One of the questions that travellers to developing countries ask themselves is how much to haggle when buying things. There is a school of thought that says that the shopkeeper or stallholder will not sell at a loss and are free not to sell to you at all so you should always haggle. Some people get very competitive about things and set themselves a target to always buy at a certain percentage of the original price – say 35%, although this will vary by country. In China, for example it can be as low as 10%, while in Thailand it is more like 50%. I think that most cab drivers, souvenirs hawkers and anywhere where there isn’t a written menu of prices tend to accept a bit of haggling – even welcome it.

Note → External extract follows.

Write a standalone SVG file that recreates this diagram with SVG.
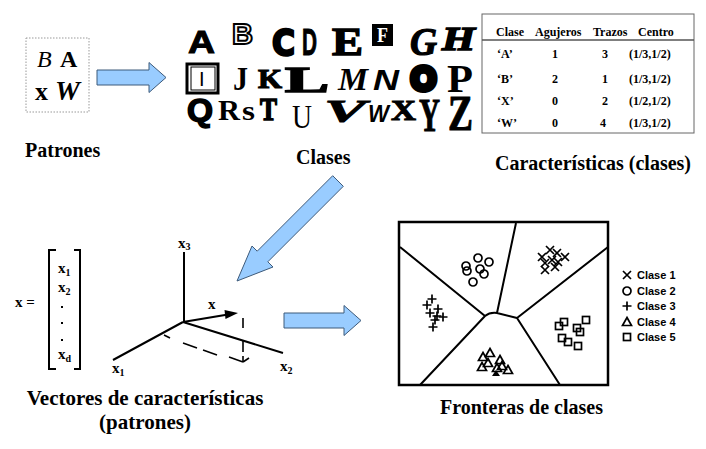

I was taught all the haggling skills I know by my dear friend Hannah, who once got me a beautiful hand-embroidered brocade skirt for all of £7 (down from £30) in India, almost reducing an old lady to tears of frustration as she stalked us through the markets of Anjuna begging for our final offer. I’ve never been that good. I’m always aware of the hypocrisy of a westerner arguing over a few pence with a man or woman who earns a thousandth of what they/we do. But I don’t think that’s a reason for not haggling at all.

I enjoy a good haggle. The banter of it, the order in the seemingly chaotic way of paying for things. Imagine my shock when I find that my boyfriend can’t haggle AT ALL. The whole concept seems to have passed Jamie by and he gets very English about it, squirming with embarrassment at the mere suggestion. Even when I or one of our friends are trying to cut a deal, he will be nervously pushing money towards us, trying to get us to offer more.

This morning, for example, we found ourselves at a shabby-looking stall in central Kota Bharu next to a smelly storm drain where a shifty man shifts huge quantities of dodgy DVDs. Having elected to buy Transformers 2 (of course) the moment comes to pay. I ask how much and are told “10 ringgit” (about £1.60), so I immediately offer 6, knowing I will end up paying 8. Jamie interrupts me with a hand on my arm and whispers in my ear: “I don’t think they haggle here!”
“If not here, where else?” I gesture round me at the shabby table, the dodgy looking men, the ratty-looking drain and continue with the seller who is now demanding 9. I open my mouth to offer 7, but – before I can say anything – Jamie says, “Fine!” and gets out his money. I stare open mouthed… like the beard seller in Monty Python’s Life of Brian before me, I am horrified: “This bloke won’t haggle!”

Haggling isn’t just about the money. It’s like a language where the two parties learn a little something about each other. The seller’s first price says: “I know this is too high, but do you? Are you a sucker?”

Placing your own first offer at a point much lower than you are willing to pay shows that you aren’t to be messed with. One third to one half of the original offer works very well in most places. If you go lower than this be wary of causing offence, but this is rare.

Mock-offence, i.e. “you insult my family,” “that price is highway robbery,” isn’t real and usually just means that the seller is enjoying himself.

Haggling is something human beings have been doing since before money; before even any kind of currency – then we did it with cattle, weapons, women. It is a skill that is as natural to us as conversation and shouldn’t be approached with embarrassment; that is almost insulting to the vendor who gets the right to know how much he will sell his goods for. Far from being something where the westerner gets ‘one over’ on the poor local, the local always ends with the upper hand (they will not sell at a loss) and two people can enjoy the back and forth of this primeval sport.

And so I have made it my mission to educate Jamie in the ways of the haggle. Lesson one: How to buy a fake beard…with free gourd?